EXERCISE GOAL
Which lines run from the first one up to and including the one with "import plotly.graph_objects as go"? Print exactly those.
# Start of LISTED RECORDS
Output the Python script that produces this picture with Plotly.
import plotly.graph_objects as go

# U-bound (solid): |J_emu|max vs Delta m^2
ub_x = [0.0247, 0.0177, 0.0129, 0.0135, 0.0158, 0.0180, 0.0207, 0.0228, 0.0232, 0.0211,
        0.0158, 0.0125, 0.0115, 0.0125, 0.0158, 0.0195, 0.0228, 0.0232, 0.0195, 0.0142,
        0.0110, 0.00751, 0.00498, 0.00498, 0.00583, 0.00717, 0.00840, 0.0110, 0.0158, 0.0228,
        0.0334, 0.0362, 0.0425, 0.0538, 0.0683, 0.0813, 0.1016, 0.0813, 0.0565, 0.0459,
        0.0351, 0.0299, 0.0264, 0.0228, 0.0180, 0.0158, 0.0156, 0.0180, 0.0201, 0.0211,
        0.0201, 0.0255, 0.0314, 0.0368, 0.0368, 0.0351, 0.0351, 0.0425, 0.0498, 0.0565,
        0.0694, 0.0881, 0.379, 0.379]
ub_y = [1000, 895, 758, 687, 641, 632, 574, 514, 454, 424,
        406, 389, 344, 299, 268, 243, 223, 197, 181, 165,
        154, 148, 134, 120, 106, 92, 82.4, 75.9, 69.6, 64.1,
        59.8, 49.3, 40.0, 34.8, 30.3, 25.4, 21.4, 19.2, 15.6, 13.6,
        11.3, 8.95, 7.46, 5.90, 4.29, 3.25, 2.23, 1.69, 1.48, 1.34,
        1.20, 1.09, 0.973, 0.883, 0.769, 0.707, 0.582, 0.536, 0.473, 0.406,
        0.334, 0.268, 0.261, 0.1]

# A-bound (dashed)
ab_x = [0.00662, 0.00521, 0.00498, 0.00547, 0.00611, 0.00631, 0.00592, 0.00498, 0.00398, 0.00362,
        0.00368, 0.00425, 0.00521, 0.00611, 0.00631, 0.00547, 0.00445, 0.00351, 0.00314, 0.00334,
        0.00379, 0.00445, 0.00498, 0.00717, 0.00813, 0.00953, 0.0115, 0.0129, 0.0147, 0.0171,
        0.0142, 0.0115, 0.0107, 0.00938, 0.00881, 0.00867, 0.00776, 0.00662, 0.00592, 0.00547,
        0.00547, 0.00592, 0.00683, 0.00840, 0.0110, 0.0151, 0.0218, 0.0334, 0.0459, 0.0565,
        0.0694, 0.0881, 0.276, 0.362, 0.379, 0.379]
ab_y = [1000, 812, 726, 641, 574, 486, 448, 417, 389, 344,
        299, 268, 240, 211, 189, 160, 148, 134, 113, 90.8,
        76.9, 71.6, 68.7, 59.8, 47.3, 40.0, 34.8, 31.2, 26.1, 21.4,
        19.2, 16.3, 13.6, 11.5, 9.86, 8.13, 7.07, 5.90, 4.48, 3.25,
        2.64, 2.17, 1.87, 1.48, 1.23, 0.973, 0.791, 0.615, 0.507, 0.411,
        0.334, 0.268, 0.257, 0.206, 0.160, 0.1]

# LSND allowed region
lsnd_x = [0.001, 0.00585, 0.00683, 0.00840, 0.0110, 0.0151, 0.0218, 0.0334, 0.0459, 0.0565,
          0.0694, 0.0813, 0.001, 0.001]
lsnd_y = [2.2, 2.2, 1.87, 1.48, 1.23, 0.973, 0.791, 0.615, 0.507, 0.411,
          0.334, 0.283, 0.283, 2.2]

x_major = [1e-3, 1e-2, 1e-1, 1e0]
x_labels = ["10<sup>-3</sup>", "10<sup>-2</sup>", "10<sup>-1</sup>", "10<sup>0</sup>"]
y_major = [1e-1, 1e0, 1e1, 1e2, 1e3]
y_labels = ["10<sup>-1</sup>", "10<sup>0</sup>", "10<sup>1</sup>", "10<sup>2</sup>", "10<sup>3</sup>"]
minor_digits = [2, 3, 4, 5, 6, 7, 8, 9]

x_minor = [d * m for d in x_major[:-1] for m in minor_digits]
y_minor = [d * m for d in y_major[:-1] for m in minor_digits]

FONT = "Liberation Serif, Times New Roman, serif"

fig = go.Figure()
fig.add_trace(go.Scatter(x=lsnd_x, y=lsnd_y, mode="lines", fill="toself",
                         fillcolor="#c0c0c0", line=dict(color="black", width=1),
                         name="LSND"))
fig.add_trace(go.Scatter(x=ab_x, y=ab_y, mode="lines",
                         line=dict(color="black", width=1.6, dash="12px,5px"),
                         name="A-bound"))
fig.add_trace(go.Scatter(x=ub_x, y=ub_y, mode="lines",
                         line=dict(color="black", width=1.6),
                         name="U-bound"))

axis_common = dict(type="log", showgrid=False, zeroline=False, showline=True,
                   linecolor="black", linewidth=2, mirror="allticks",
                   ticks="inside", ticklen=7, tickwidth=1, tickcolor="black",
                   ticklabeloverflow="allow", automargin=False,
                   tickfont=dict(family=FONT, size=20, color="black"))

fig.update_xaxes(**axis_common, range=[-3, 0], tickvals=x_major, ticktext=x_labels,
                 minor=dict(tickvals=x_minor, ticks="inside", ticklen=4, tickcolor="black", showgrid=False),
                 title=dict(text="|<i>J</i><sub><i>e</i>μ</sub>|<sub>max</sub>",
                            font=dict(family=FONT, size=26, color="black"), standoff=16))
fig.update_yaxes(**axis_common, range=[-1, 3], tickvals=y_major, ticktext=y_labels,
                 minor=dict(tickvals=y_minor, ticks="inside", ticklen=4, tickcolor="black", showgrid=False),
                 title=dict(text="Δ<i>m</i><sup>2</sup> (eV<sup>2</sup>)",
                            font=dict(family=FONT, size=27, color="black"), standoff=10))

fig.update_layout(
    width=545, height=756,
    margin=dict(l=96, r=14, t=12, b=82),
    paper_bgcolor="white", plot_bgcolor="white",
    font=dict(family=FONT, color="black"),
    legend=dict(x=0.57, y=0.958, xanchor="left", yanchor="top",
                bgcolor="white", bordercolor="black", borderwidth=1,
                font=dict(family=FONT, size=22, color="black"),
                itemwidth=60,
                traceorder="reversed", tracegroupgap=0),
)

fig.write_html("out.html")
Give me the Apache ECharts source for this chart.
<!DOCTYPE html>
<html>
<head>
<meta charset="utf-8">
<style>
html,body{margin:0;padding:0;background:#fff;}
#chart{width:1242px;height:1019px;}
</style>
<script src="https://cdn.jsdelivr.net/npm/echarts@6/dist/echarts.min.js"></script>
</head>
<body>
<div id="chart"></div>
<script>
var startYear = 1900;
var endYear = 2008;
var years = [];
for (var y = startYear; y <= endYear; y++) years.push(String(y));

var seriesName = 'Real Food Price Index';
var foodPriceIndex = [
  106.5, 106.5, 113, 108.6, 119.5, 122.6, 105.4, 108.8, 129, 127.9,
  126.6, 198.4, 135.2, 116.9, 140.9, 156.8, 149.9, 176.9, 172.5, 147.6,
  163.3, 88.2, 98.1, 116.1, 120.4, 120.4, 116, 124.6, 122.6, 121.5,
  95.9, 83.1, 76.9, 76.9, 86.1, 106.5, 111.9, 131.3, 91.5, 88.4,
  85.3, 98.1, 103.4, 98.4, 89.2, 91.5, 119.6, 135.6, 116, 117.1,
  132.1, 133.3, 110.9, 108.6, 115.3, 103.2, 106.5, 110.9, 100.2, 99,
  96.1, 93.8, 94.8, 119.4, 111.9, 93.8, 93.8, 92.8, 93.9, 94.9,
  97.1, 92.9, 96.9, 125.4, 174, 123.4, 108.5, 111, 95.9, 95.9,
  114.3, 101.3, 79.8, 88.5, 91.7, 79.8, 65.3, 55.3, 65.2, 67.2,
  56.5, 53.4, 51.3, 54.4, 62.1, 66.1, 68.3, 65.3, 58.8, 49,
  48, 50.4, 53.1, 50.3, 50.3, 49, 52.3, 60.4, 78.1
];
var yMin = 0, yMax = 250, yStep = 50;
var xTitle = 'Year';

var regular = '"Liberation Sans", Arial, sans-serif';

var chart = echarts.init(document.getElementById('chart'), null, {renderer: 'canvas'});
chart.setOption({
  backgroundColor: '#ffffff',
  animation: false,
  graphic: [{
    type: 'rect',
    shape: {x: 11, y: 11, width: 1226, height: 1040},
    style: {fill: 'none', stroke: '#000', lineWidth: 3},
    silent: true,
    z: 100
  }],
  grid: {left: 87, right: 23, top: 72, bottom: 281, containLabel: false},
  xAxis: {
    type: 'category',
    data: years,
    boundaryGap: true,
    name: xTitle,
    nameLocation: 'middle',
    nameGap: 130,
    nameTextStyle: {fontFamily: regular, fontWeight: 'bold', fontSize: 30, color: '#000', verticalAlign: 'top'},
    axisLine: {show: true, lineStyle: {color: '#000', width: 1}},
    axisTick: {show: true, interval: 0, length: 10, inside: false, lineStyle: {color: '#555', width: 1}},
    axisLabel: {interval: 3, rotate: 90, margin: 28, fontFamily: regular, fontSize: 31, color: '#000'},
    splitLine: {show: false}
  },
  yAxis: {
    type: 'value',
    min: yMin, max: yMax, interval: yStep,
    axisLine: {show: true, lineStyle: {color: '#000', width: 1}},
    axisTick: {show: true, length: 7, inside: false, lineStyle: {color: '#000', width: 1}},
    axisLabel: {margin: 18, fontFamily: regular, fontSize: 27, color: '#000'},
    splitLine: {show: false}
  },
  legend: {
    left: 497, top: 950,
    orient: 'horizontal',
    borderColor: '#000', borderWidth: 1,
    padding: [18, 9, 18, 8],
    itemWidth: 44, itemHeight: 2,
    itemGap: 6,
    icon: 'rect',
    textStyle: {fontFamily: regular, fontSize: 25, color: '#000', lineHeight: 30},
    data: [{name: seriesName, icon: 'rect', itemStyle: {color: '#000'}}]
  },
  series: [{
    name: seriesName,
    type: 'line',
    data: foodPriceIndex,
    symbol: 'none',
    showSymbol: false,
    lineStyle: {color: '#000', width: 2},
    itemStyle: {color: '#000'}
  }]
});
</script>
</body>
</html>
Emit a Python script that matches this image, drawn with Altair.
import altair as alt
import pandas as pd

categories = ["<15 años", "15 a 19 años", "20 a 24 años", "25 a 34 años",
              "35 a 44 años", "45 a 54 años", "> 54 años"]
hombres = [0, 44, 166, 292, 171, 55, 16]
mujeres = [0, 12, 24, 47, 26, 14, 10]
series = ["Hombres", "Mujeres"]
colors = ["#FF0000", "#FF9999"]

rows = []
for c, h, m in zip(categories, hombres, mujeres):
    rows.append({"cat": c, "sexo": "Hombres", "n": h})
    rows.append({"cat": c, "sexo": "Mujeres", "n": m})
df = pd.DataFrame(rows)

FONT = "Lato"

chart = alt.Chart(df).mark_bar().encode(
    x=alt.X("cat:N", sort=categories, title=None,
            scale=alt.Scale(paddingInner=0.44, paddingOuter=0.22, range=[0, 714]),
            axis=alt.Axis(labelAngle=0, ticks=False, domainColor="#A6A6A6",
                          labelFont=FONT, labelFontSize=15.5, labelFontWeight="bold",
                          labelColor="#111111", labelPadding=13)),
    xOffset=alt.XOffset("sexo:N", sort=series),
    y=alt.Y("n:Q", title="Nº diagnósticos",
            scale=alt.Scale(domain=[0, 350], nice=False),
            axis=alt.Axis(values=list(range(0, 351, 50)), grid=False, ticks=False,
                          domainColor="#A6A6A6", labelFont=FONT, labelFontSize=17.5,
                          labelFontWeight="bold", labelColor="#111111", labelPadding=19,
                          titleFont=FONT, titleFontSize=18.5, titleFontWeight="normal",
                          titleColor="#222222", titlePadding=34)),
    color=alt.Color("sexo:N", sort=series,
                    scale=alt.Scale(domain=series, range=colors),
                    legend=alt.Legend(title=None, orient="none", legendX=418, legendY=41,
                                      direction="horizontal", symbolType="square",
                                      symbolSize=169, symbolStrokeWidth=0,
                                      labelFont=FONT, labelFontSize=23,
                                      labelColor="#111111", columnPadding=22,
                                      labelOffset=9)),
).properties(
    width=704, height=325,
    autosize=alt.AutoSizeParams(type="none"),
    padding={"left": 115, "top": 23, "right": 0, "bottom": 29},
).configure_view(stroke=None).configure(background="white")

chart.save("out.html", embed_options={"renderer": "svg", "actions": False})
# End of LISTED RECORDS
CORRECT RESPONSE
Output the Python script that produces this picture with Plotly.
import plotly.graph_objects as go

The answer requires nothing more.